Street Art Meets Fine Dining in Hong Kong
Bibo, a new French restaurant in Sheung Wan, Hong Kong, has all the trappings of trendy: mustachioed bartenders who hand-cut ice with a sword, a bar stocked with absinthe and rare Japanese whisky, and a secret entrance that keeps the restaurant hidden in plain view. But the rest of Hong Kong’s uber-hip eateries pale in comparison when it comes to one rather auspicious area—Bibo’s multimillion-dollar collection of urban art.
It’s almost an embarrassment of riches. From the moment I entered, I was bombarded by three Shepard Fairey wheat pastes and one of the restaurant’s three Jean-Michel Basquiat paintings. And that was just in the foyer. Art is, quite literally, everywhere at Bibo. The floors, ceilings and walls are dripping with contemporary art commissioned exclusively for the restaurant. Even Bibo’s plates are collaboration between French street artist JR and sculptor Prune Nourry.
“There were no rules,” said the bar manager as he poured me a cocktail made with organic egg whites. “We gave the artists complete freedom to do whatever they wanted with the space.”
For British street artist Pure Evil, that meant painting a woman’s head over a book case and dripping black and hot pink paint from her eyes to the floor.
Head to the bathrooms to see more creativity running wild. Here, a huge rhinoceros wheat paste by French artists Ella + Pitr sits alongside the eye-popping work of D Face. Tucked behind the bar, visitors can’t avoid the sight line of a set of sad eyes, in JR’s signature style, that appear to question their every move.
From just about any seat in the house, diners are likely to see one of Bibo’s eight Invader pieces, including a Rubik’s Cube interpretation of a Van Gogh self-portrait.
Although considered to be more of a nuisance than a true artist in his day, Hong Kong’s King of Kowloon is also represented quite prominently here.
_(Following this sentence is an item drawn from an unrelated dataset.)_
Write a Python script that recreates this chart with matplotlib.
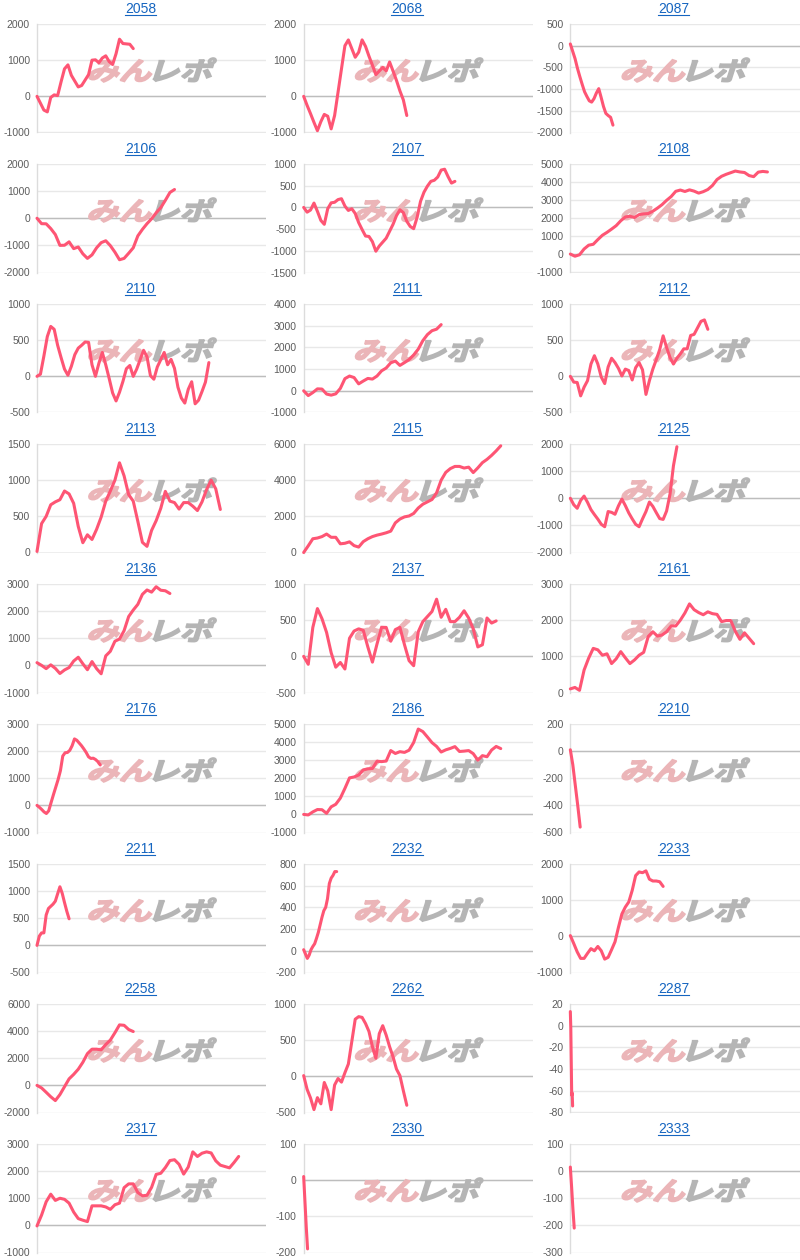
import numpy as np
import matplotlib
matplotlib.use("Agg")
import matplotlib.pyplot as plt
from matplotlib.font_manager import FontProperties
from matplotlib.textpath import TextPath
from matplotlib.patches import PathPatch
from matplotlib.transforms import Affine2D
from matplotlib.lines import Line2D

# --- datos: codigo, extension en x (% del ancho), valores, eje y (min, max, paso)
codes = ["2058", "2068", "2087", "2106", "2107", "2108", "2110", "2111", "2112",
         "2113", "2115", "2125", "2136", "2137", "2161", "2176", "2186", "2210",
         "2211", "2232", "2233", "2258", "2262", "2287", "2317", "2330", "2333"]

spans = [42, 45, 18.6, 60, 66, 86, 75, 60, 60,
         80, 86, 46.5, 58, 84, 80, 27.6, 86, 4.3,
         14, 14.4, 40.5, 42, 45, 1.0, 88, 1.7, 1.7]

v2058 = [0, -190, -380, -430, -30, 40, 20, 400, 760, 870, 580, 420, 260, 300, 450,
         600, 1000, 1010, 930, 1060, 1120, 960, 880, 1180, 1580, 1460, 1450, 1440, 1320]
v2068 = [0, -250, -480, -720, -950, -700, -500, -550, -900, -530, 115, 760, 1400, 1560,
         1320, 1080, 1220, 1560, 1380, 1110, 860, 600, 700, 800, 700, 950, 700, 440,
         150, -100, -530]
v2087 = [40, -130, -300, -520, -710, -890, -1060, -1170, -1270, -1300, -1220, -1090,
         -990, -1190, -1400, -1560, -1610, -1650, -1830]
v2106 = [0, -200, -205, -380, -600, -1000, -995, -870, -1120, -1060, -1310, -1480,
         -1350, -1090, -900, -830, -1010, -1250, -1530, -1480, -1290, -1090, -650,
         -410, -200, -20, 200, 390, 660, 950, 1060]
v2107 = [0, -110, -60, 100, -90, -300, -390, -30, 105, 118, 180, 200, 30, -70, -30,
         -140, -350, -510, -660, -670, -790, -1010, -890, -800, -710, -550, -390,
         -190, -55, -120, -320, -440, -490, -230, 140, 350, 490, 600, 625, 700, 860,
         880, 710, 560, 600]
v2108 = [20, -100, -20, 300, 510, 560, 820, 1060, 1220, 1400, 1590, 1860, 2070, 2110,
         2040, 2200, 2240, 2260, 2390, 2560, 2750, 2990, 3200, 3490, 3560, 3480, 3570,
         3500, 3390, 3470, 3590, 3810, 4140, 4320, 4430, 4520, 4610, 4560, 4530, 4360,
         4300, 4550, 4590, 4560]
v2110 = [0, 30, 280, 550, 690, 650, 430, 260, 100, 15, 140, 300, 390, 430, 475, 470,
         160, 0, 180, 330, 160, -30, -230, -340, -220, -70, 105, 150, 0, 100, 230, 360,
         270, 10, -40, 130, 230, 330, 160, 235, 110, -150, -300, -370, -180, -75, -380,
         -330, -210, -80, 190]
v2111 = [0, -220, -80, 90, 80, -150, -200, -140, 110, 560, 680, 610, 320, 450, 570,
         540, 680, 920, 1050, 1290, 1370, 1170, 1300, 1440, 1650, 1920, 2310, 2590,
         2770, 2840, 3050]
v2112 = [0, -80, -85, -270, -150, -60, 170, 285, 170, -10, -100, 130, 250, 190, 110, 5,
         100, 80, -50, 120, 190, 90, -250, -60, 100, 230, 370, 560, 400, 260, 170, 250,
         310, 380, 380, 565, 580, 670, 760, 780, 650]
v2113 = [15, 400, 500, 660, 700, 730, 850, 810, 680, 360, 135, 245, 180, 320, 490, 710,
         850, 1000, 1240, 1060, 800, 710, 430, 140, 85, 305, 440, 610, 845, 710, 690,
         600, 690, 690, 640, 580, 700, 870, 1000, 880, 595]
v2115 = [0, 370, 760, 800, 880, 1020, 840, 840, 480, 510, 590, 380, 300, 600, 760, 880,
         960, 1020, 1090, 1180, 1640, 1850, 1970, 2020, 2160, 2460, 2670, 2800, 2930,
         3300, 4000, 4430, 4640, 4760, 4760, 4670, 4720, 4420, 4680, 4970, 5150, 5370,
         5620, 5900]
v2125 = [0, -240, -370, -80, 80, -150, -420, -600, -770, -960, -1050, -490, -520, -590,
         -280, -30, -270, -540, -760, -960, -1050, -760, -490, -140, -300, -530, -750,
         -780, -470, 150, 1200, 1900]
v2136 = [100, 0, -120, 20, -110, -300, -170, -80, 160, 300, 60, -160, 140, -120, -310,
         350, 520, 890, 970, 1280, 1800, 2040, 2250, 2620, 2780, 2700, 2900, 2770,
         2750, 2650]
v2137 = [0, -110, 400, 660, 520, 330, 50, -150, -85, -175, 250, 350, 380, 360, 130,
         -80, 170, 400, 400, 210, 370, 400, 160, -60, -130, 340, 480, 550, 620, 790,
         540, 650, 480, 480, 540, 630, 530, 380, 130, 160, 530, 460, 490]
v2161 = [100, 140, 60, 620, 950, 1220, 1180, 1030, 1070, 800, 930, 1130, 960, 800, 900,
         1030, 1110, 1550, 1680, 1560, 1590, 1680, 1840, 1840, 2000, 2200, 2450, 2290,
         2210, 2150, 2230, 2180, 2160, 1960, 1990, 1990, 1690, 1470, 1650, 1500, 1350]
v2176 = [0, -70, -150, -240, -300, -200, 100, 390, 670, 950, 1280, 1820, 1940, 1950,
         2030, 2200, 2450, 2400, 2300, 2200, 2080, 1950, 1790, 1730, 1740, 1690, 1610,
         1490]
v2186 = [0, -30, 140, 270, 260, 60, 420, 560, 900, 1440, 2020, 2070, 2180, 2460, 2520,
         2540, 2940, 2920, 2950, 3530, 3370, 3470, 3430, 3550, 3980, 4720, 4580, 4280,
         3970, 3760, 3450, 3570, 3650, 3750, 3480, 3500, 3530, 3360, 3000, 3250, 3190,
         3560, 3760, 3640]
v2210 = [10, -100, -250, -400, -560]
v2211 = [0, 170, 230, 230, 560, 680, 720, 760, 815, 950, 1080, 960, 790, 630, 490]
v2232 = [10, -30, -70, -40, 10, 40, 65, 115, 170, 240, 310, 370, 400, 480, 620, 670,
         695, 730, 730]
v2233 = [20, -200, -430, -610, -610, -470, -340, -400, -280, -400, -630, -580, -370,
         -150, 250, 620, 810, 950, 1270, 1680, 1780, 1760, 1810, 1580, 1530, 1530, 1510,
         1380]
v2258 = [0, -190, -510, -840, -1120, -680, -100, 480, 810, 1190, 1700, 2340, 2670, 2670,
         2620, 3010, 3340, 3880, 4460, 4430, 4120, 3970]
v2262 = [10, -180, -300, -460, -295, -380, -85, -200, -460, -120, -30, -80, 50, 170, 480,
         790, 825, 815, 730, 620, 410, 250, 590, 700, 570, 410, 270, 100, 10, -200, -400]
v2287 = [13, -2, -34, -64, -62, -74]
v2317 = [-20, 380, 870, 1150, 920, 1000, 960, 820, 490, 250, 190, 140, 720, 720, 720,
         680, 590, 760, 820, 1390, 1530, 1530, 1210, 1090, 1110, 1400, 1880, 1920, 2130,
         2390, 2420, 2250, 1890, 2150, 2710, 2540, 2660, 2710, 2670, 2380, 2220, 2170,
         2120, 2320, 2540]
v2330 = [10, -60, -130, -190]
v2333 = [15, -60, -140, -210]

series = [v2058, v2068, v2087, v2106, v2107, v2108, v2110, v2111, v2112,
          v2113, v2115, v2125, v2136, v2137, v2161, v2176, v2186, v2210,
          v2211, v2232, v2233, v2258, v2262, v2287, v2317, v2330, v2333]

yaxes = [(-1000, 2000, 1000), (-1000, 2000, 1000), (-2000, 500, 500),
         (-2000, 2000, 1000), (-1500, 1000, 500), (-1000, 5000, 1000),
         (-500, 1000, 500), (-1000, 4000, 1000), (-500, 1000, 500),
         (0, 1500, 500), (0, 6000, 2000), (-2000, 2000, 1000),
         (-1000, 3000, 1000), (-500, 1000, 500), (0, 3000, 1000),
         (-1000, 3000, 1000), (-1000, 5000, 1000), (-600, 200, 200),
         (-500, 1500, 500), (-200, 800, 200), (-1000, 2000, 1000),
         (-2000, 6000, 2000), (-500, 1000, 500), (-80, 20, 20),
         (-1000, 3000, 1000), (-200, 100, 100), (-300, 100, 100)]

# --- figura
W, H = 800, 1260
PW, PH = W / 3, 140
plt.rcParams['font.family'] = ['Liberation Sans', 'DejaVu Sans']
fig = plt.figure(figsize=(W / 100, H / 100), dpi=100, facecolor='white')
px = Affine2D().scale(1 / W, 1 / H) + fig.transFigure   # pixeles, origen abajo-izq

# marca de agua
wm_font = FontProperties(family=['Noto Sans CJK JP'], weight='bold')
p_min = TextPath((0, 0), "みん", size=29, prop=wm_font)
p_rep = TextPath((0, 0), "レポ", size=29, prop=wm_font)
e1, e2 = p_min.get_extents(), p_rep.get_extents()
wm_w = e1.width + 3 + e2.width
wm_y0 = min(e1.y0, e2.y0)
wm_y1 = max(e1.y1, e2.y1)

titles = []
for i, code in enumerate(codes):
    r, c = divmod(i, 3)
    x0 = c * PW
    y0 = r * PH
    left = x0 + 37
    right = min(x0 + PW - 0.5, W)
    top = y0 + 24
    bottom = y0 + 132.5
    ax = fig.add_axes([left / W, 1 - bottom / H, (right - left) / W, (bottom - top) / H])

    vals = np.array(series[i], dtype=float)
    xs = np.linspace(0, spans[i], len(vals))
    ymin, ymax, ystep = yaxes[i]

    ax.plot(xs, vals, color='#fe5574', lw=2.2, solid_joinstyle='round',
            solid_capstyle='round', zorder=3, clip_on=False)
    ax.set_xlim(0, 100)
    ax.set_ylim(ymin, ymax)
    ticks = np.arange(ymin, ymax + ystep / 2, ystep)
    ax.set_yticks(ticks)
    ax.set_yticklabels([str(int(t)) for t in ticks])
    ax.set_xticks([])
    ax.grid(axis='y', color='#e8e8e8', lw=1.0)
    ax.set_axisbelow(True)
    if ymin <= 0 <= ymax:
        ax.axhline(0, color='#bdbdbd', lw=1.0, zorder=1)
    for s in ['top', 'right', 'bottom']:
        ax.spines[s].set_visible(False)
    ax.spines['left'].set_color('#dcdcdc')
    ax.spines['left'].set_linewidth(1.0)
    ax.tick_params(axis='y', length=0, pad=5, labelsize=7.5, labelcolor='#5c5c5c')

    # marca de agua "みんレポ"
    cx = x0 + 152
    cy = H - (y0 + 70)
    base = Affine2D().translate(-wm_w / 2, -(wm_y0 + wm_y1) / 2).skew_deg(14, 0) \
        .scale(1.12, 0.88).translate(cx, cy)
    t1 = Affine2D().translate(-e1.x0, 0) + base + px
    t2 = Affine2D().translate(e1.width + 3 - e2.x0, 0) + base + px
    ax.add_patch(PathPatch(p_min, transform=t1, facecolor='#ebb5b8', edgecolor='#ebb5b8',
                           lw=1.2, clip_on=False, zorder=2))
    ax.add_patch(PathPatch(p_rep, transform=t2, facecolor='#b5b5b5', edgecolor='#b5b5b5',
                           lw=1.2, clip_on=False, zorder=2))

    t = fig.text((x0 + PW / 2 + 7) / W, 1 - (y0 + 9) / H, code, ha='center',
                 va='center', fontsize=10, color='#1565c0')
    titles.append(t)

# subrayado de los titulos
fig.canvas.draw()
for t in titles:
    bb = t.get_window_extent()
    fig.add_artist(Line2D([bb.x0, bb.x1], [bb.y0 + 1.2] * 2, transform=px,
                          color='#1565c0', lw=0.8))

fig.savefig("out.png", dpi=100, facecolor='white')
plt.close(fig)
According to restaurant staff, Bibo spent upward of $250,000 for a scooter scrawled with the King of Kowloon’s graffiti.
Other favorites of mine include a slouching Mickey Mouse sculpture by Takashi Murakami, a Jeff Koons bubble animal, a Blek Le Rat ballerina stencil and a paint-splattered skull by Damien Hirst. And of course, there’s a Banksy too.